_GIVEN EXERCISE_.
Stop at the line containing "ms=6, lw=1.3, label=names[4])": repeat exactly every line of the entries below from the first up to it, plus that line, with pictures omitted.

_RECORDS FOR THE EXERCISE_.
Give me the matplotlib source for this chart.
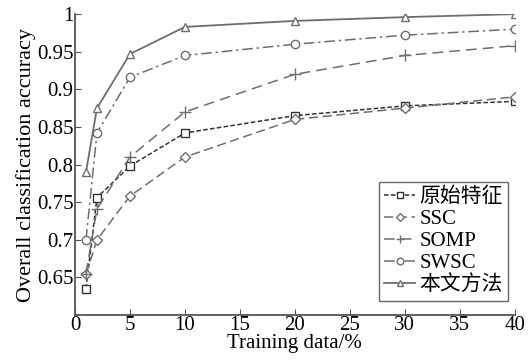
import numpy as np
import matplotlib.pyplot as plt

plt.rcParams['font.family'] = ['Liberation Serif', 'Noto Sans CJK SC']
plt.rcParams['font.size'] = 15

x = [1, 2, 5, 10, 20, 30, 40]
raw = [0.635, 0.756, 0.798, 0.842, 0.865, 0.878, 0.884]
ssc = [0.654, 0.700, 0.758, 0.810, 0.860, 0.875, 0.890]
somp = [0.655, 0.741, 0.810, 0.870, 0.920, 0.945, 0.958]
swsc = [0.700, 0.842, 0.916, 0.945, 0.960, 0.972, 0.980]
ours = [0.790, 0.875, 0.947, 0.983, 0.991, 0.996, 1.000]
names = ['原始特征', 'SSC', 'SOMP', 'SWSC', '本文方法']

fig = plt.figure(figsize=(5.28, 3.62), dpi=100)
ax = fig.add_axes([0.142, 0.13, 0.833, 0.831])

g = '#6e6e6e'
ax.plot(x, raw, color='#333333', ls=(0, (3, 1.5)), marker='s', mfc='white', ms=6, lw=1.1, label=names[0])
ax.plot(x, ssc, color=g, ls=(0, (6, 3)), marker='D', mfc='white', ms=5, lw=1.1, label=names[1])
ax.plot(x, somp, color=g, ls=(0, (7, 4)), marker='+', ms=8, lw=1.1, label=names[2])
ax.plot(x, swsc, color=g, ls=(0, (7, 2.5, 1.5, 2.5)), marker='o', mfc='white', ms=6, lw=1.1, label=names[3])
ax.plot(x, ours, color=g, ls='-', marker='^', mfc='white', ms=6, lw=1.3, label=names[4])

ax.set_xlim(0, 40)
ax.set_ylim(0.6, 1.0)
ax.set_xticks(np.arange(0, 41, 5))
ax.set_yticks([0.65, 0.7, 0.75, 0.8, 0.85, 0.9, 0.95, 1])
ax.set_yticklabels(['0.65', '0.7', '0.75', '0.8', '0.85', '0.9', '0.95', '1'])
ax.tick_params(direction='in', length=4, color='#555555', pad=1, labelsize=15)
for s in ['top', 'right']:
    ax.spines[s].set_visible(False)
for s in ['left', 'bottom']:
    ax.spines[s].set_color('#555555')
    ax.spines[s].set_linewidth(1.3)

ax.set_xlabel('Training data/%', fontsize=15, labelpad=-1)
ax.set_ylabel('Overall classification accuracy', fontsize=16, labelpad=1)
leg = ax.legend(loc='lower right', fontsize=15, frameon=True, fancybox=False, edgecolor='#444444',
                handlelength=1.5, handletextpad=0.2, labelspacing=0.12, borderpad=0.25,
                borderaxespad=0.1, bbox_to_anchor=(0.99, 0.04), markerscale=0.8)
leg.get_frame().set_linewidth(1.0)

plt.savefig('out.png', dpi=100)
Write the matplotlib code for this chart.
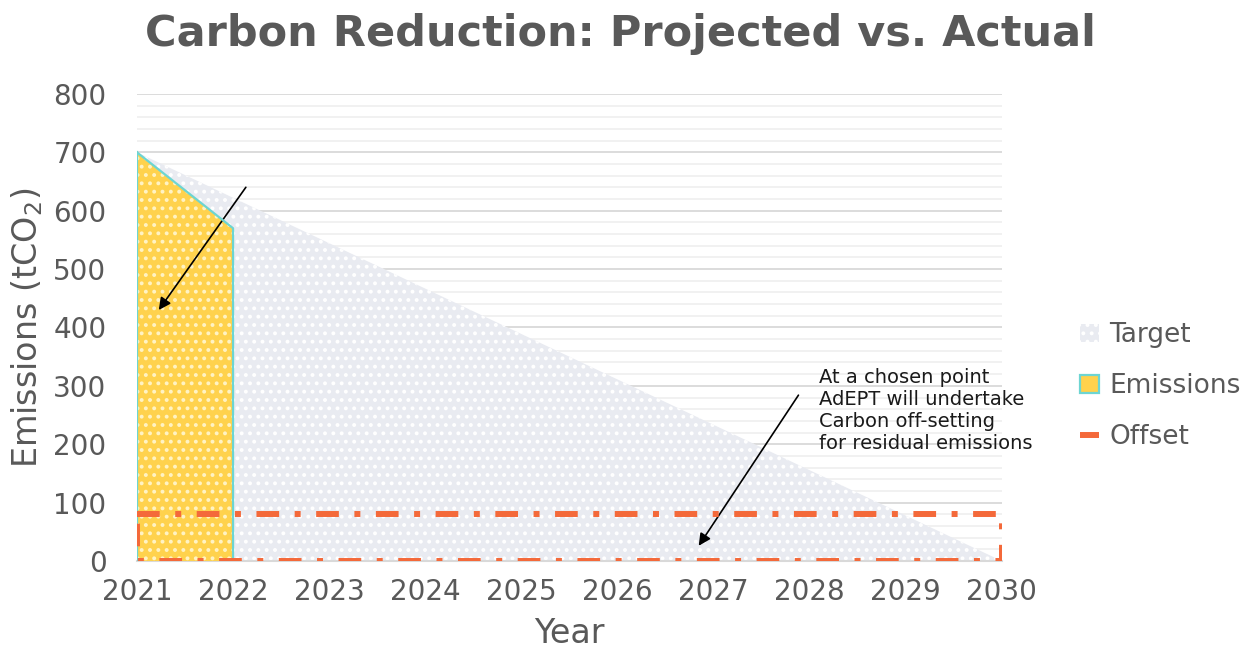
import matplotlib
matplotlib.use('Agg')
import matplotlib.pyplot as plt
from matplotlib.patches import Patch
from matplotlib.lines import Line2D

plt.rcParams['font.family'] = ['DejaVu Sans']
plt.rcParams['mathtext.default'] = 'regular'
plt.rcParams['hatch.linewidth'] = 1.6

# data
years = [2021, 2022, 2023, 2024, 2025, 2026, 2027, 2028, 2029, 2030]
target_x = [2021, 2030]
target_y = [700, 0]
emis_x = [2021, 2022]
emis_y = [700, 570]
offset_x = [2021, 2030, 2030, 2021, 2021]
offset_y = [80, 80, 0, 0, 80]

grey = '#595959'
orange = '#F4693A'
teal = '#6DD5D2'
dashdot = (0, (3.8, 2.6, 1, 2.6))

fig = plt.figure(figsize=(12.53, 6.66), dpi=100)
ax = fig.add_axes([0.1093, 0.1577, 0.6902, 0.7012])

# target area
ax.fill_between(target_x, target_y, 0, facecolor='#E9EBF1', edgecolor='white',
                hatch='..', linewidth=0, zorder=2)
# emissions area
ax.fill_between(emis_x, emis_y, 0, facecolor='#FFD24D', edgecolor='#FFF3C4',
                hatch='..', linewidth=0, zorder=3)
ax.plot(emis_x + [2022], emis_y + [0], color=teal, lw=1.6, zorder=4)
ax.plot([2021, 2021], [0, 700], color=teal, lw=1.6, zorder=4)

# offset box
ax.plot(offset_x, offset_y, color=orange, lw=4.3, linestyle=dashdot,
        zorder=5, dash_capstyle='butt')

ax.set_xlim(2021, 2030)
ax.set_ylim(0, 800)
ax.set_xticks(years)
ax.set_yticks(range(0, 801, 100))
ax.set_yticks(range(0, 801, 20), minor=True)
ax.grid(True, which='major', axis='y', color='#D9D9D9', lw=1.3, zorder=0)
ax.grid(True, which='minor', axis='y', color='#F0F0F0', lw=1.3, zorder=0)
ax.set_axisbelow(True)
for s in ['top', 'right', 'left']:
    ax.spines[s].set_visible(False)
ax.spines['bottom'].set_color('#D9D9D9')
ax.spines['bottom'].set_linewidth(1.5)
ax.tick_params(which='both', length=0, labelsize=20, colors=grey, pad=12)
ax.tick_params(axis='y', pad=22)

ax.set_xlabel('Year', fontsize=24, color=grey, labelpad=8)
ax.set_ylabel('Emissions (tCO$_2$)', fontsize=24, color=grey, labelpad=6)

fig.suptitle('Carbon Reduction: Projected vs. Actual', fontsize=31, fontweight='bold',
             color=grey, x=0.495, y=0.98)

# annotations
ax.annotate('', xy=(2021.21, 426), xytext=(2022.15, 644),
            arrowprops=dict(arrowstyle='-|>', color='black', lw=1.2, mutation_scale=18))
ax.annotate('', xy=(2026.83, 22), xytext=(2027.9, 288),
            arrowprops=dict(arrowstyle='-|>', color='black', lw=1.2, mutation_scale=18))
ax.text(2028.1, 330, 'At a chosen point\nAdEPT will undertake\nCarbon off-setting\nfor residual emissions',
        fontsize=14, color='#1a1a1a', va='top', ha='left', linespacing=1.2, zorder=6)

handles = [
    Patch(facecolor='#E9EBF1', edgecolor='white', hatch='..', lw=0),
    Patch(facecolor='#FFD24D', edgecolor=teal, lw=1.6),
    Line2D([0], [0], color=orange, lw=4.3, linestyle=dashdot),
]
leg = fig.legend(handles, ['Target', 'Emissions', 'Offset'], loc='center left',
                 bbox_to_anchor=(0.862, 0.42), frameon=False, fontsize=19,
                 handlelength=0.7, handleheight=0.7, handletextpad=0.4,
                 labelspacing=0.95, borderaxespad=0, borderpad=0)
for t in leg.get_texts():
    t.set_color(grey)

fig.savefig('out.png', dpi=100)
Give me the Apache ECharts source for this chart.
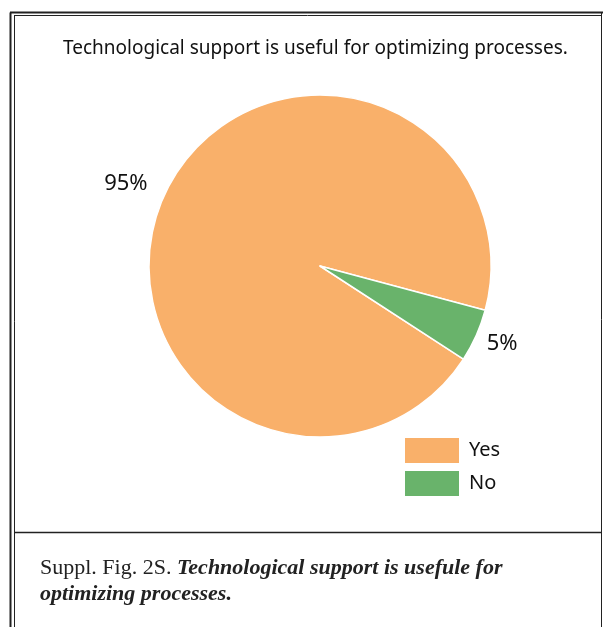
<!DOCTYPE html>
<html><head><meta charset="utf-8">
<script src="https://cdn.jsdelivr.net/npm/echarts@6/dist/echarts.min.js"></script>
<style>html,body{margin:0;padding:0;background:#fff}#c{width:605px;height:627px}</style>
</head><body><div id="c"></div>
<script>
const categories = ['Yes', 'No'];
const values = [95, 5];
const colors = ['#F9B06A', '#69B36B'];
const chartTitle = 'Technological support is useful for optimizing processes.';
const captionLead = 'Suppl. Fig. 2S. ';
const captionLine1 = 'Technological support is usefule for';
const captionLine2 = 'optimizing processes.';

const chart = echarts.init(document.getElementById('c'), null, {renderer: 'canvas'});
const lineStyle = {stroke: '#222', lineWidth: 1};
const labelTweaks = [
  {labelLine: {length: 10, length2: 2}, label: {formatter: '{v|{d}%}\n{e2|}'}},
  {labelLine: {length: 6, length2: 0}, label: {formatter: '{e|}\n{v|{d}%}'}}
];
chart.setOption({
  animation: false,
  title: [{
    text: chartTitle, left: 58, top: 34,
    textStyle: {fontFamily: 'Noto Sans', fontSize: 19, fontWeight: 'normal', color: '#111'}
  }, {
    text: '{n|' + captionLead + '}{b|' + captionLine1 + '}\n{b|' + captionLine2 + '}',
    left: 35, top: 550,
    textStyle: {
      fontWeight: 'normal',
      rich: {
        n: {fontFamily: 'Liberation Serif', fontSize: 22, fontWeight: 'normal', fontStyle: 'normal', color: '#222', lineHeight: 26},
        b: {fontFamily: 'Liberation Serif', fontSize: 22, fontStyle: 'italic', fontWeight: 'bold', color: '#222', lineHeight: 26}
      }
    }
  }],
  legend: {
    data: categories, orient: 'vertical', left: 398, top: 431,
    itemWidth: 56, itemHeight: 27, itemGap: 4,
    icon: 'rect',
    textStyle: {fontFamily: 'Noto Sans', fontSize: 20, color: '#111', padding: [0, 0, 0, 4]}
  },
  series: [{
    type: 'pie',
    center: [320, 266], radius: 171,
    startAngle: -33,
    clockwise: true,
    data: categories.map((c, i) => Object.assign({name: c, value: values[i], itemStyle: {color: colors[i]}}, labelTweaks[i])),
    itemStyle: {borderColor: '#fff', borderWidth: 1.5},
    label: {
      show: true, position: 'outside',
      rich: {
        v: {fontFamily: 'Noto Sans', fontSize: 22, color: '#111', lineHeight: 26},
        e: {fontSize: 10, lineHeight: 12},
        e2: {fontSize: 10, lineHeight: 18}
      }
    },
    labelLine: {show: false},
    emphasis: {disabled: true}
  }],
  graphic: [
    {type: 'line', shape: {x1: 10.5, y1: 12.5, x2: 10.5, y2: 627}, style: {stroke: '#222', lineWidth: 2}},
    {type: 'line', shape: {x1: 14.5, y1: 15.5, x2: 14.5, y2: 627}, style: lineStyle},
    {type: 'line', shape: {x1: 10, y1: 12.5, x2: 603, y2: 12.5}, style: {stroke: '#222', lineWidth: 2}},
    {type: 'line', shape: {x1: 14, y1: 15.5, x2: 601, y2: 15.5}, style: lineStyle},
    {type: 'line', shape: {x1: 601.5, y1: 12, x2: 601.5, y2: 627}, style: lineStyle},
    {type: 'line', shape: {x1: 14, y1: 532.5, x2: 601, y2: 532.5}, style: {stroke: '#222', lineWidth: 1.5}}
  ]
});
</script></body></html>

_OUTPUT BELOW_.
Give me the matplotlib source for this chart.
import numpy as np
import matplotlib.pyplot as plt

plt.rcParams['font.family'] = ['Liberation Serif', 'Noto Sans CJK SC']
plt.rcParams['font.size'] = 15

x = [1, 2, 5, 10, 20, 30, 40]
raw = [0.635, 0.756, 0.798, 0.842, 0.865, 0.878, 0.884]
ssc = [0.654, 0.700, 0.758, 0.810, 0.860, 0.875, 0.890]
somp = [0.655, 0.741, 0.810, 0.870, 0.920, 0.945, 0.958]
swsc = [0.700, 0.842, 0.916, 0.945, 0.960, 0.972, 0.980]
ours = [0.790, 0.875, 0.947, 0.983, 0.991, 0.996, 1.000]
names = ['原始特征', 'SSC', 'SOMP', 'SWSC', '本文方法']

fig = plt.figure(figsize=(5.28, 3.62), dpi=100)
ax = fig.add_axes([0.142, 0.13, 0.833, 0.831])

g = '#6e6e6e'
ax.plot(x, raw, color='#333333', ls=(0, (3, 1.5)), marker='s', mfc='white', ms=6, lw=1.1, label=names[0])
ax.plot(x, ssc, color=g, ls=(0, (6, 3)), marker='D', mfc='white', ms=5, lw=1.1, label=names[1])
ax.plot(x, somp, color=g, ls=(0, (7, 4)), marker='+', ms=8, lw=1.1, label=names[2])
ax.plot(x, swsc, color=g, ls=(0, (7, 2.5, 1.5, 2.5)), marker='o', mfc='white', ms=6, lw=1.1, label=names[3])
ax.plot(x, ours, color=g, ls='-', marker='^', mfc='white', ms=6, lw=1.3, label=names[4])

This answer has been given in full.